**What the task asks**
Without the pictures, output the lines of the material from the very first through the one that holds "1.04, 1.034, 1.03, 1.026, 1.02, 1.015, 1.01, 1.005, 1.0]".

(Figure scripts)
- - - -

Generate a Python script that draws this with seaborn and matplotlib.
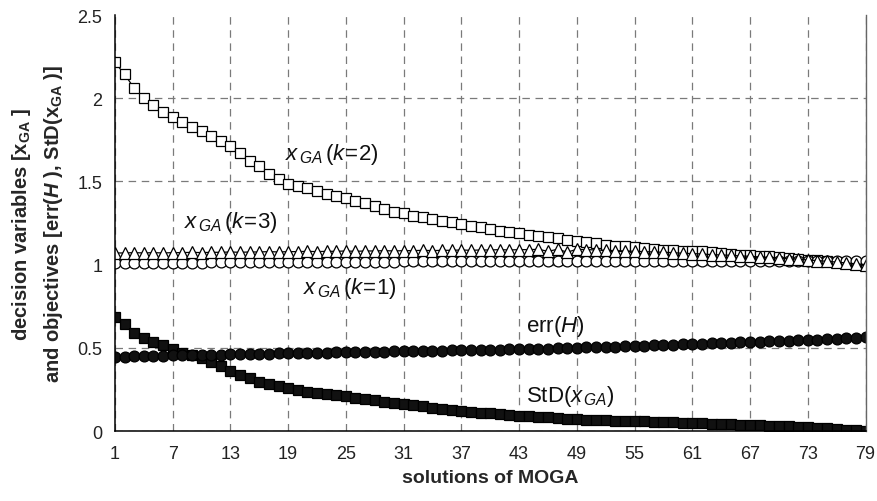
import numpy as np
import pandas as pd
import matplotlib
matplotlib.use('Agg')
import matplotlib.pyplot as plt
import seaborn as sns

solutions = list(range(1, 80))

x_k2 = [2.215, 2.145, 2.06, 2.00, 1.96, 1.92, 1.89, 1.86, 1.83, 1.80,
        1.775, 1.745, 1.715, 1.67, 1.625, 1.595, 1.545, 1.515, 1.485, 1.475,
        1.46, 1.44, 1.425, 1.415, 1.398, 1.384, 1.368, 1.354, 1.334, 1.318,
        1.31, 1.294, 1.288, 1.274, 1.26, 1.254, 1.244, 1.234, 1.228, 1.214,
        1.204, 1.194, 1.19, 1.18, 1.17, 1.164, 1.158, 1.15, 1.144, 1.138,
        1.127, 1.12, 1.114, 1.112, 1.108, 1.10, 1.094, 1.09, 1.088, 1.084,
        1.082, 1.08, 1.076, 1.07, 1.064, 1.06, 1.057, 1.054, 1.05, 1.046,
        1.04, 1.034, 1.03, 1.026, 1.02, 1.015, 1.01, 1.005, 1.0]

x_k3 = [1.07, 1.07, 1.072, 1.07, 1.072, 1.07, 1.072, 1.072, 1.074, 1.072,
        1.074, 1.074, 1.076, 1.074, 1.076, 1.076, 1.078, 1.076, 1.078, 1.078,
        1.08, 1.078, 1.08, 1.08, 1.082, 1.08, 1.082, 1.082, 1.084, 1.082,
        1.084, 1.084, 1.086, 1.084, 1.086, 1.086, 1.088, 1.086, 1.088, 1.088,
        1.09, 1.088, 1.09, 1.09, 1.092, 1.08, 1.092, 1.075, 1.092, 1.09,
        1.088, 1.086, 1.084, 1.082, 1.08, 1.078, 1.076, 1.074, 1.072, 1.068,
        1.066, 1.064, 1.06, 1.058, 1.056, 1.052, 1.05, 1.046, 1.043, 1.04,
        1.036, 1.032, 1.028, 1.024, 1.02, 1.015, 1.01, 1.005, 1.0]

x_k1 = [1.012, 1.012, 1.012, 1.012, 1.012, 1.012, 1.012, 1.012, 1.012, 1.012,
        1.015, 1.015, 1.015, 1.015, 1.015, 1.015, 1.015, 1.015, 1.015, 1.015,
        1.015, 1.015, 1.015, 1.015, 1.015, 1.015, 1.015, 1.015, 1.015, 1.015,
        1.02, 1.02, 1.02, 1.02, 1.02, 1.02, 1.02, 1.02, 1.02, 1.02,
        1.02, 1.02, 1.02, 1.02, 1.02, 1.02, 1.02, 1.02, 1.02, 1.02,
        1.02, 1.02, 1.02, 1.02, 1.02, 1.02, 1.02, 1.02, 1.02, 1.02,
        1.02, 1.02, 1.02, 1.02, 1.02, 1.02, 1.02, 1.02, 1.02, 1.02,
        1.02, 1.02, 1.02, 1.02, 1.02, 1.02, 1.02, 1.02, 1.02]

err_h = [0.447, 0.447, 0.448, 0.448, 0.450, 0.452, 0.455, 0.455, 0.456, 0.456,
         0.457, 0.458, 0.460, 0.462, 0.463, 0.464, 0.465, 0.466, 0.467, 0.468,
         0.469, 0.470, 0.471, 0.472, 0.473, 0.474, 0.475, 0.476, 0.477, 0.478,
         0.479, 0.480, 0.481, 0.482, 0.483, 0.484, 0.485, 0.486, 0.487, 0.488,
         0.489, 0.490, 0.491, 0.492, 0.493, 0.495, 0.497, 0.499, 0.500, 0.502,
         0.503, 0.505, 0.507, 0.509, 0.511, 0.513, 0.515, 0.517, 0.519, 0.521,
         0.523, 0.525, 0.527, 0.529, 0.531, 0.533, 0.535, 0.537, 0.539, 0.541,
         0.543, 0.545, 0.547, 0.549, 0.551, 0.554, 0.557, 0.560, 0.565]

std_x = [0.683, 0.643, 0.589, 0.557, 0.537, 0.517, 0.493, 0.469, 0.457, 0.437,
         0.416, 0.389, 0.362, 0.337, 0.317, 0.296, 0.282, 0.268, 0.256, 0.246,
         0.236, 0.228, 0.22, 0.214, 0.208, 0.2, 0.193, 0.185, 0.177, 0.169,
         0.162, 0.155, 0.148, 0.141, 0.134, 0.128, 0.122, 0.116, 0.111, 0.106,
         0.101, 0.096, 0.092, 0.088, 0.085, 0.082, 0.078, 0.075, 0.072, 0.069,
         0.067, 0.065, 0.063, 0.062, 0.06, 0.058, 0.056, 0.054, 0.052, 0.05,
         0.048, 0.046, 0.044, 0.042, 0.04, 0.038, 0.036, 0.034, 0.032, 0.03,
         0.028, 0.025, 0.022, 0.019, 0.016, 0.012, 0.009, 0.005, 0.002]

x_ticks = list(range(1, 80, 6))
y_ticks = [0, 0.5, 1, 1.5, 2, 2.5]
y_tick_labels = ['0', '0.5', '1', '1.5', '2', '2.5']

sns.set_style('white')
plt.rcParams['font.family'] = ['Liberation Sans', 'DejaVu Sans']
plt.rcParams['mathtext.fontset'] = 'custom'
plt.rcParams['mathtext.rm'] = 'Liberation Sans'
plt.rcParams['mathtext.it'] = 'Liberation Sans:italic'
plt.rcParams['mathtext.bf'] = 'Liberation Sans:bold'
plt.rcParams['mathtext.bfit'] = 'Liberation Sans:italic:bold'

fig = plt.figure(figsize=(8.77, 5.02), dpi=100)
ax = fig.add_axes([0.131, 0.1394, 0.856, 0.8287])

line_kw = dict(color='black', lw=0.9, mec='black', mew=0.9)
sns.lineplot(x=solutions, y=std_x, ax=ax, marker='s', ms=7.2, mfc='#111111', **line_kw)
sns.lineplot(x=solutions, y=err_h, ax=ax, marker='o', ms=7.8, mfc='#111111', **line_kw)
sns.lineplot(x=solutions, y=x_k2, ax=ax, marker='s', ms=7.8, mfc='white', **line_kw)
sns.lineplot(x=solutions, y=x_k1, ax=ax, marker='o', ms=7.8, mfc='white', **line_kw)
sns.lineplot(x=solutions, y=x_k3, ax=ax, marker='^', ms=8.5, mfc='white', **line_kw)

ax.set_xlim(1, 79)
ax.set_ylim(0, 2.5)
ax.set_xticks(x_ticks)
ax.set_yticks(y_ticks)
ax.set_yticklabels(y_tick_labels)
ax.tick_params(axis='both', direction='inout', length=8, width=1, color='black',
               labelsize=13, labelcolor='#222222')
ax.tick_params(axis='x', pad=6)
ax.tick_params(axis='y', pad=5)

ax.grid(True, ls=(0, (6, 4.5)), color='#7a7a7a', lw=0.9)
ax.yaxis.get_gridlines()[-1].set_visible(False)
ax.set_axisbelow(True)

for side in ['left', 'bottom']:
    ax.spines[side].set_color('black')
    ax.spines[side].set_linewidth(1.1)
ax.spines['right'].set_color('#666666')
ax.spines['right'].set_linewidth(1.0)
ax.spines['top'].set_visible(False)

ax.set_xlabel('solutions of MOGA', fontsize=14, fontweight='bold', labelpad=5)
ax.set_ylabel('decision variables [$\\mathbf{x}_{\\mathbf{GA}}$ ]\n'
              'and objectives [err($\\mathbfit{H}$ ), StD($\\mathbf{x}_{\\mathbf{GA}}$ )]',
              fontsize=14.5, fontweight='bold', labelpad=9, linespacing=1.55)

lab = dict(fontsize=16, ha='center', va='center', color='#111111')
ax.text(23.5, 1.665, '$x_{\\,GA}\\,(k\\!=\\!2)$', **lab)
ax.text(13.0, 1.26, '$x_{\\,GA}\\,(k\\!=\\!3)$', **lab)
ax.text(25.4, 0.86, '$x_{\\,GA}\\,(k\\!=\\!1)$', **lab)
ax.text(46.8, 0.633, 'err($H$)', **lab)
ax.text(48.3, 0.212, 'StD($x_{\\,GA}$)', **lab)

plt.savefig('out.png', dpi=100)
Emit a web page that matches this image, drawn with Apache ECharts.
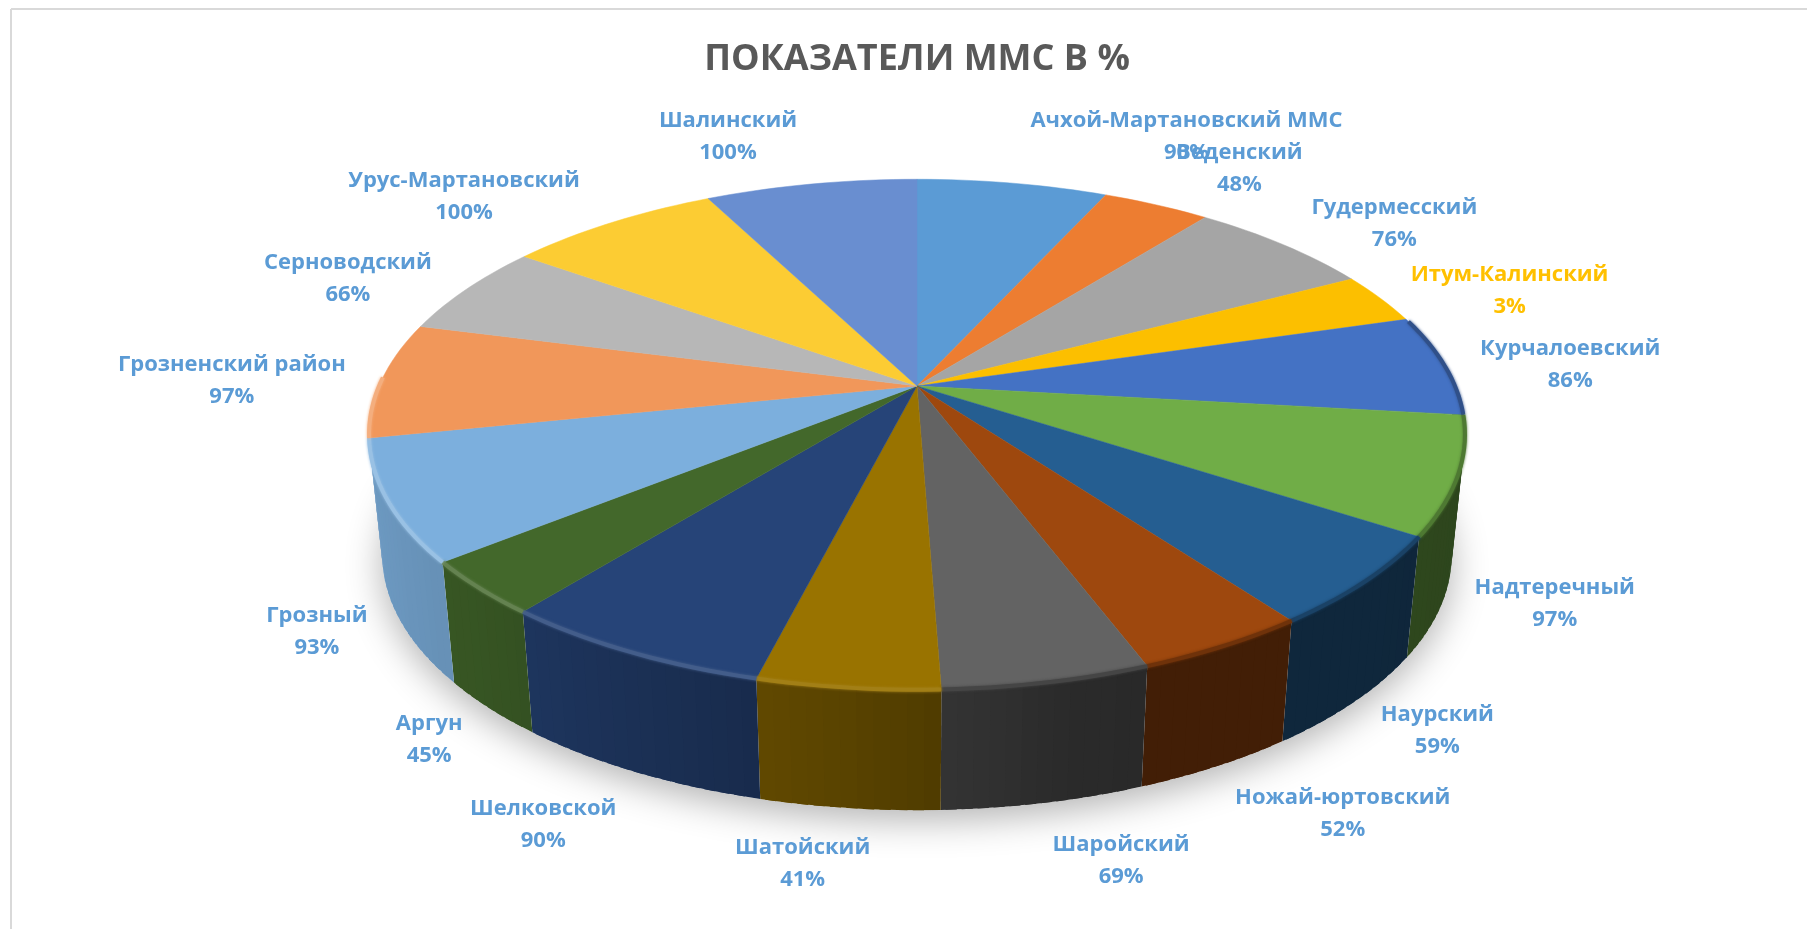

- - - -

**Correct response**
Generate a Python script that draws this with seaborn and matplotlib.
import numpy as np
import pandas as pd
import matplotlib
matplotlib.use('Agg')
import matplotlib.pyplot as plt
import seaborn as sns

solutions = list(range(1, 80))

x_k2 = [2.215, 2.145, 2.06, 2.00, 1.96, 1.92, 1.89, 1.86, 1.83, 1.80,
        1.775, 1.745, 1.715, 1.67, 1.625, 1.595, 1.545, 1.515, 1.485, 1.475,
        1.46, 1.44, 1.425, 1.415, 1.398, 1.384, 1.368, 1.354, 1.334, 1.318,
        1.31, 1.294, 1.288, 1.274, 1.26, 1.254, 1.244, 1.234, 1.228, 1.214,
        1.204, 1.194, 1.19, 1.18, 1.17, 1.164, 1.158, 1.15, 1.144, 1.138,
        1.127, 1.12, 1.114, 1.112, 1.108, 1.10, 1.094, 1.09, 1.088, 1.084,
        1.082, 1.08, 1.076, 1.07, 1.064, 1.06, 1.057, 1.054, 1.05, 1.046,
        1.04, 1.034, 1.03, 1.026, 1.02, 1.015, 1.01, 1.005, 1.0]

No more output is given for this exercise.